Nonetheless, seven years after the home’s popularly recorded “construction,” the Landy’s individually sold lot 212 (3711 Melon St) to the Lanwood Corporation on January 4, 1932. The lot was recorded at 13 feet, 11 ½ inches wide with a depth of 52 feet. Six years later the Lanwood Corporation bundled 3711 and 3713 Melon and sold both to Nellie G. Kelley, who resided at 4015 Lancaster Avenue. Six years later Ms. Kelley then sold both lots to Rose Trachtman and her husband Abe, who one week later sold the single home at 3711 Melon Street to Leona Richardson, a young mother who would live in the home for nearly half a century with her son Roger.
That the home would be subject to such volatile transfer of ownership and a steady transition of renting inhabitants speaks to the stability and care Leona and her son Roger brought to the home in the forty odd years that they lived there. A single mother, newly arrived from Baltimore where she worked as a welder during WWII, and who like so many of her neighbors migrated from the Deep South (Leona’s extended family hailed from Thibodaux, Louisiana), Leona was able to achieve what so many others of her generation aspired to, the symbolic rite of American citizenship through the purchasing and care of a modest, single family home. Whether that dream took place in the Levittown’s of the Mid-Atlantic, the rural communities just outside of Philadelphia’s reach, or the rowhome neighborhoods of South, North, and West Philadelphia, home ownership was intimately tied to the status and amenities of citizenship in postwar America, even while for thousands other, the “City of Homes” was equal parts the “City of Rentals.”
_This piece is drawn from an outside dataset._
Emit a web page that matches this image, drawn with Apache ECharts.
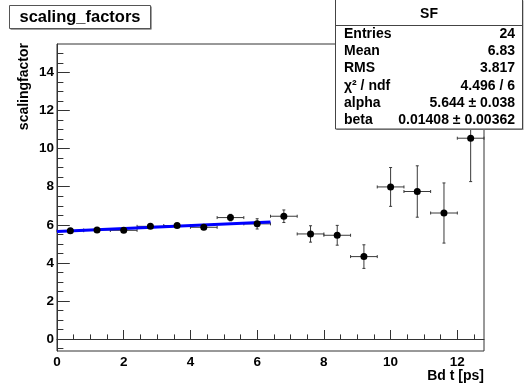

As neighbors recall, Leona and Roger relocated around the corner to 652 N. 37th St sometime around 1990, a home they previously purchased in 1978. From that time forward, 3711 Melon St was occupied by mostly short-term renters until the home was eventually sold in 2011 to a local developer, who in turn sold to home to affordable housing firm and current owner West Philadelphia Real Estate in 2012. Since that time the home has been legally “vacant,” and 3711 Melon had slowly been falling apart. The rear facade is seriously compromised, the kitchen has been stripped of most of its cabinetry and flooring, and there are gaping holes in the second floor bathroom and front ceiling. When the Funeral for a Home team entered the home for the first time late last year, however, it was clear someone had been squatting there and using the home as a quiet, albeit illegal, refuge. The rear second floor bedroom was still somewhat maintained, lovingly depicted below in Jeffrey Stockbridge’s photography. Visiting the house that day was a stark reminder that even though 3711 Melon has sat vacant for nearly two years, and most passersby simply see an eyesore on the chopping block of demolition, for that person 3711 Melon was still a “home,” much the way it was for Leona and Roger, and Marvin and Rosalie, and the McBride’s, the Burgoon’s, and the dozens of men, women, and children who occupied the home for nearly 140 years.
Demolition can serve as either a much-needed corrective or a slapdash solution, a painful erasure or a catalyst for positive change. Whatever the case, Funeral for a Home advocates marrying that moment of loss with a moment of reflection, a recognition of the lives and histories contained within and the personal and civic legacies on view. On June 1, no one will ever again inhabit the home currently standing at 3711 Melon St, City of Philadelphia “Lot 212,” but its memory will live on.